Climate change could cause more than 50 percent of Earth's oceans to change color by the end of the 21st century, according to a newly published study. The blues and greens of our planet's oceans may intensify, and could serve as an indicator for the health of marine life.
The new MIT study has revealed that climate change will also intensify the color of Earth's seas, and that the shift in hue could mark large-scale changes to the marine ecosystem.
Before talking about the significance of color to marine health, we need to understand why the ocean is blue. The answer lies in how sunlight interacts with matter. Water molecules are capable of absorbing the majority of the Sun's rays, with the exception of light located in the blue part of the electromagnetic spectrum. These unabsorbed wavelengths of light are reflected away from the molecules, making them appear blue.
However, Earth's oceans are not comprised of water alone. They are home to a stunning range of lifeforms of all shapes and sizes, all of which have unique properties and reflect different wavelengths of light. Therefore, the color of an ocean is partially a reflection of the life dwelling within, and can be used as an indicator of its health.
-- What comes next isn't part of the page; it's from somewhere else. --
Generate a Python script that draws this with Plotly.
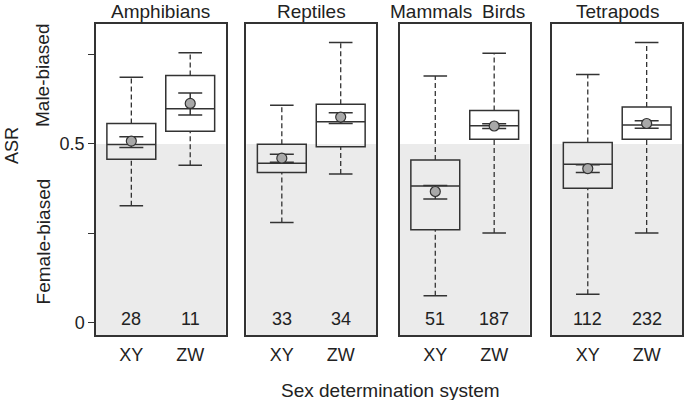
import plotly.graph_objects as go

# ---- data ----
panel_titles = ["Amphibians", "Reptiles", "Mammals", "Tetrapods"]
extra_title = "Birds"
panel_of_box = [1, 1, 2, 2, 3, 3, 4, 4]
systems = ["XY", "ZW", "XY", "ZW", "XY", "ZW", "XY", "ZW"]
lower_whisker = [0.327, 0.440, 0.280, 0.416, 0.076, 0.251, 0.080, 0.251]
q1 = [0.457, 0.535, 0.420, 0.492, 0.260, 0.513, 0.376, 0.513]
median = [0.498, 0.598, 0.446, 0.562, 0.382, 0.551, 0.443, 0.553]
q3 = [0.557, 0.691, 0.499, 0.611, 0.455, 0.593, 0.504, 0.603]
upper_whisker = [0.686, 0.755, 0.608, 0.783, 0.690, 0.753, 0.694, 0.783]
mean = [0.508, 0.613, 0.460, 0.575, 0.367, 0.550, 0.431, 0.557]
se_lower = [0.490, 0.581, 0.449, 0.557, 0.346, 0.543, 0.420, 0.544]
se_upper = [0.520, 0.642, 0.471, 0.587, 0.384, 0.556, 0.442, 0.565]
sample_n = [28, 11, 33, 34, 51, 187, 112, 232]
y_tickvals = [0, 0.25, 0.5, 0.75]
y_ticktext = ["0", "", "0.5", ""]

# ---- style ----
FONT = "Liberation Sans, Arial, sans-serif"
DARK = "#333333"
SHADE = "#ebebeb"
YMIN, YMAX = -0.034, 0.835
XMIN, XMAX = 0.4, 2.6
BOX_W = 0.83
CAP_HALF = 0.2
pos = {"XY": 1, "ZW": 2}

fig = go.Figure()

for i in range(len(systems)):
    p = panel_of_box[i]
    xa = "x" if p == 1 else f"x{p}"
    ya = "y" if p == 1 else f"y{p}"
    xc = pos[systems[i]]
    # dashed whiskers
    for a, b in [(q3[i], upper_whisker[i]), (lower_whisker[i], q1[i])]:
        fig.add_trace(go.Scatter(x=[xc, xc], y=[a, b], mode="lines",
                                 line=dict(color=DARK, width=1.3, dash="5px,3px"),
                                 xaxis=xa, yaxis=ya, hoverinfo="skip", showlegend=False))
    # caps
    for v in [upper_whisker[i], lower_whisker[i]]:
        fig.add_trace(go.Scatter(x=[xc - CAP_HALF, xc + CAP_HALF], y=[v, v], mode="lines",
                                 line=dict(color=DARK, width=1.5),
                                 xaxis=xa, yaxis=ya, hoverinfo="skip", showlegend=False))
    # box
    fig.add_trace(go.Box(x=[xc], q1=[q1[i]], median=[median[i]], q3=[q3[i]],
                         lowerfence=[q1[i]], upperfence=[q3[i]],
                         width=BOX_W, whiskerwidth=0, boxpoints=False,
                         line=dict(color=DARK, width=1.5),
                         fillcolor="rgba(0,0,0,0)",
                         xaxis=xa, yaxis=ya, hoverinfo="skip", showlegend=False))
    # mean +- SE
    fig.add_trace(go.Scatter(x=[xc], y=[mean[i]], mode="markers",
                             marker=dict(size=10, color="#a8a8a8", line=dict(color=DARK, width=1.2)),
                             error_y=dict(type="data", symmetric=False,
                                          array=[se_upper[i] - mean[i]],
                                          arrayminus=[mean[i] - se_lower[i]],
                                          width=12, thickness=1.5, color=DARK),
                             xaxis=xa, yaxis=ya, hoverinfo="skip", showlegend=False))

# layout axes
plot_w = 588.0
dom_px = [(0, 130), (151, 281), (305, 435), (458, 588)]
layout = dict(
    width=685, height=400,
    margin=dict(l=96, r=1, t=24, b=65),
    paper_bgcolor="white", plot_bgcolor="white",
    font=dict(family=FONT, size=18, color="#222222"),
    boxmode="overlay", showlegend=False,
)
shapes = []
annotations = []
for p in range(1, 5):
    xk = "xaxis" if p == 1 else f"xaxis{p}"
    yk = "yaxis" if p == 1 else f"yaxis{p}"
    xa = "x" if p == 1 else f"x{p}"
    ya = "y" if p == 1 else f"y{p}"
    d0, d1 = dom_px[p - 1]
    layout[xk] = dict(domain=[d0 / plot_w, d1 / plot_w], range=[XMIN, XMAX], anchor=ya,
                      tickmode="array", tickvals=[1, 2], ticktext=["XY", "ZW"],
                      ticks="", ticklabelstandoff=3, showgrid=False, zeroline=False,
                      showline=True, mirror=True, linecolor=DARK, linewidth=1.5,
                      tickfont=dict(size=18, color="#222222"), fixedrange=True)
    yd = dict(range=[YMIN, YMAX], anchor=xa, showgrid=False, zeroline=False,
              showline=True, mirror=True, linecolor=DARK, linewidth=1.5, fixedrange=True)
    if p == 1:
        yd.update(tickmode="array", tickvals=y_tickvals, ticktext=y_ticktext,
                  ticks="outside", ticklen=6, tickwidth=1.2, tickcolor=DARK,
                  tickfont=dict(size=18, color="#222222"))
    else:
        yd.update(matches="y", showticklabels=False, ticks="")
    layout[yk] = yd
    shapes.append(dict(type="rect", xref=f"{xa} domain", yref=ya,
                       x0=0, x1=1, y0=YMIN, y1=0.5,
                       fillcolor=SHADE, line=dict(width=0), layer="below"))

# panel titles
title_pos = [(panel_titles[0], 1, 1.5), (panel_titles[1], 2, 1.5),
             (panel_titles[2], 3, 0.93), (extra_title, 3, 2.16), (panel_titles[3], 4, 1.5)]
for txt, p, xv in title_pos:
    xa = "x" if p == 1 else f"x{p}"
    annotations.append(dict(text=txt, xref=xa, x=xv, yref="paper", y=1.0,
                            yanchor="bottom", xanchor="center", showarrow=False, yshift=0,
                            font=dict(size=19, color="#222222")))

# sample sizes
for i in range(len(systems)):
    p = panel_of_box[i]
    xa = "x" if p == 1 else f"x{p}"
    ya = "y" if p == 1 else f"y{p}"
    annotations.append(dict(text=str(sample_n[i]), xref=xa, x=pos[systems[i]],
                            yref=ya, y=0.012, yanchor="middle", showarrow=False,
                            font=dict(size=18, color="#222222")))

# axis labels
annotations.append(dict(text="Sex determination system", xref="paper", x=0.502,
                        yref="paper", y=-0.177, yanchor="middle", showarrow=False,
                        font=dict(size=19, color="#222222")))
annotations.append(dict(text="ASR", xref="paper", x=(11 - 96) / plot_w, yref="y", y=0.495,
                        textangle=-90, xanchor="center", yanchor="middle", showarrow=False,
                        font=dict(size=18, color="#222222")))
annotations.append(dict(text="Male-biased", xref="paper", x=(43 - 96) / plot_w, yref="y", y=0.693,
                        textangle=-90, xanchor="center", yanchor="middle", showarrow=False,
                        font=dict(size=19, color="#222222")))
annotations.append(dict(text="Female-biased", xref="paper", x=(43 - 96) / plot_w, yref="y", y=0.228,
                        textangle=-90, xanchor="center", yanchor="middle", showarrow=False,
                        font=dict(size=19, color="#222222")))

layout["shapes"] = shapes
layout["annotations"] = annotations
fig.update_layout(**layout)
fig.write_html("out.html", config={"displayModeBar": False},
               post_script="document.body.style.margin='0px';document.body.style.overflow='hidden';")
Among this aquatic menagerie are lifeforms called phytoplankton, a type of microscopic marine microalgae that contain significant amounts of chlorophyll. This natural pigment excels at absorbing the blue part of the electromagnetic spectrum and reflecting green light.
Enormous swarms of phytoplankton are responsible for turning vast swathes of water green. Scientists are able to use satellite imagery and data to estimate the amount of chlorophyll, and therefore the quantity of phytoplankton, present in an ocean region.
However, it is sometimes challenging to isolate the driving force behind an observed change in phytoplankton levels. Whilst it is possible that climate change could be the cause of a population swing, it could also result from natural causes, such as an El Niño event altering the level of nutrients in the marine environment.
Scientists behind the new study sought to use computer modelling to predict the effect that climate change will have on the populations of different species of phytoplankton, as ocean temperatures continue to rise. Their model takes into account how phytoplankton reflect light, and predicts how a change in microalgae populations would alter the color of the light from the water's surface.
Rather than create a computer model from scratch, the team modified an existing tool that had been used to predict phytoplankton population changes as a result of rising temperatures and ocean acidification. The model took into account phytoplankton characteristics such as feeding and growth behaviors, and was capable of simulating ocean currents and mixing dynamics.
The existing model was altered to allow it to estimate the specific wavelengths of light that would be absorbed, and those that would be reflected back out by the ocean depending on the quantity and diversity of organisms that are present in the body of water.
Results of simulations created by the team matched closely enough with past observations made by real-world satellites, for the researchers to be confident that their updated model was capable of predicting ocean colors resulting from specific environmental changes.
The scientists then simulated what parts of Earth's oceans would look like by the end of the century under a "business as usual" approach, wherein little is done to curtail greenhouse gasses, and the global temperature has risen by up to 3 °C.
In this scenario, computer modelling predicts that by the year 2100, there will be even less microalgae in the blue regions of Earth's ocean than there is today, causing it to appear a more vivid hue of blue. Meanwhile, current algae-rich areas will experience a phytoplankton bloom triggered by rising temperatures, causing them to appear greener.
"The model suggests the changes won't appear huge to the naked eye, and the ocean will still look like it has blue regions in the subtropics and greener regions near the equator and poles," says lead author Dr. Stephanie Dutkiewicz, a principal research scientist at MIT's Department of Earth, Atmospheric, and Planetary Sciences and the Joint Program on the Science and Policy of Global Change. "That basic pattern will still be there. But it'll be enough different that it will affect the rest of the food web that phytoplankton supports."
The changes should be visible to satellites in low-Earth orbit.
A paper detailing the work has been published in the journal Nature Communications.